The season formerly known as spring may be on sabbatical, but for Jeanne McAlary and her neighbors, spotting Robin O’Neill, their longtime and much beloved mail carrier, darting around outside their homes is a harbinger of warmth.
“She is really a ray of sunshine. Every day, even in the bad weather, she always has something nice to say,” says McAlary. “It’s a very comforting thing to see Robin.”
O’Neill, 56, of Brick, has worked for U.S. Postal Service for 30 years, and for half of that time she’s driven and walked the same 10-mile route, which wends through neighborhoods dotted with Cape Cods and colonials between Wall and Allaire roads, west of Route 71.
These days it’s not so easy thing for mail carriers to chitchat, not with piles of Amazon packages stacked atop their usual loads and electronic sensors installed in select mailboxes along their routes tracking their progress.
“She’s very refreshing, especially in today’s world when nobody seems to have time for anybody,” McAlary says. “They’ve all got their heads down in their phone.”
Recently, O’Neill had news about herself to share: The postal service was giving her an award.
Soft-spoken and unassuming, she’s hardly one to toot her own horn, but this was a pretty big deal: Over the course of three decades on the job, O’Neill has never had an accident while driving.
O’Neill’s achievement is doubly impressive when you consider that this is New Jersey we’re talking about, not the wide open plains of Kansas.
In a state this congested, fender benders are a accepted form of self-expression. Yet O’Neill hasn’t so much as side-swiped a car mirror as she’s made her rounds, even though she says the traffic zips past her so fast along Allaire Road “the truck shakes.”
The honor puts O’Neill in select company. Just 10,000 or so of the postal service’s more than 300,000 carriers and truck drivers have been recognized for driving 30 years or a million miles accident-free since the award program started in 2005.
As a winner, O’Neill gets enough of a bonus to take her husband Michael out to dinner at a nice restaurant, if she wants. Plus, a banner bearing her name and accomplishment will hang in the mail room of the Spring Lake Heights Post Office beside those of two other recent winners, Paul Viggiano of Point Pleasant and Donald Sullivan of Brick.
No one is happier for O’Neill than the 581 customers along her route.

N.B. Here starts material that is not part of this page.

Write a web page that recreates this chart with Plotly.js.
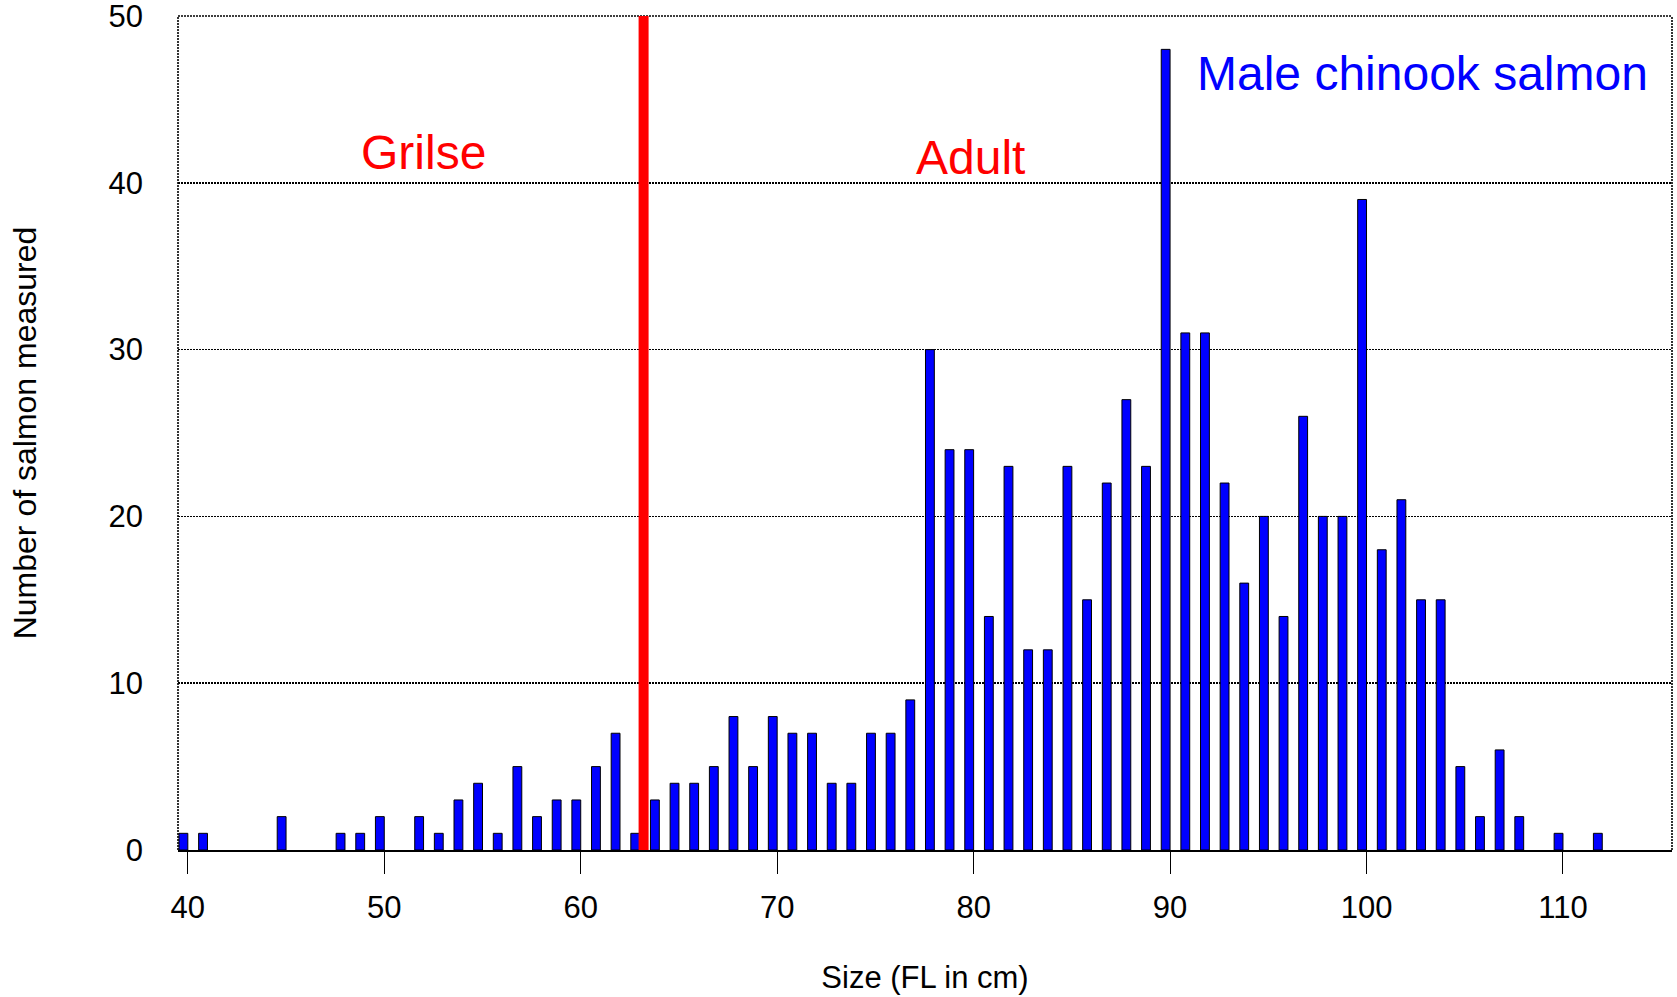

“I think that’s a testament to her. She’s cautious. She’s conscientious,” McAlary says. “I’m sure if you asked anybody, they would say their mail is always correct and on time.”
A graduate of Manasquan High School, O’Neill says it’s hard to believe she’s been on the job for 30 years. For many years, the children on the route used to mob O’Neill the week before school started to get their letters from the public elementary school telling them which teacher they’d have that year. (Now students just sign on to an app to get their class assignments.) Today, some of those kids are young adults starting families of their own, O’Neill marvels.
“When I first got this job, I wasn’t sure if I was going to stay this long. But when people say time goes fast, it really does,” says O’Neill, whose 25-year-old son, Michael, is in training to become a police officer.
“Now I have like a bond with my customers. I’ve had opportunities to take other routes, but I feel like they’re almost a second family.”
The feeling is mutual. These days, you don’t often hear someone described as “a ray of sunshine.”
“Have you known Robin for long?” Louise Havey, another customer, asked a reporter who was inquiring about O’Neill.
Only for one day, the reporter said.
“That’s all it takes,” Havey assured him.”Everybody loves her.”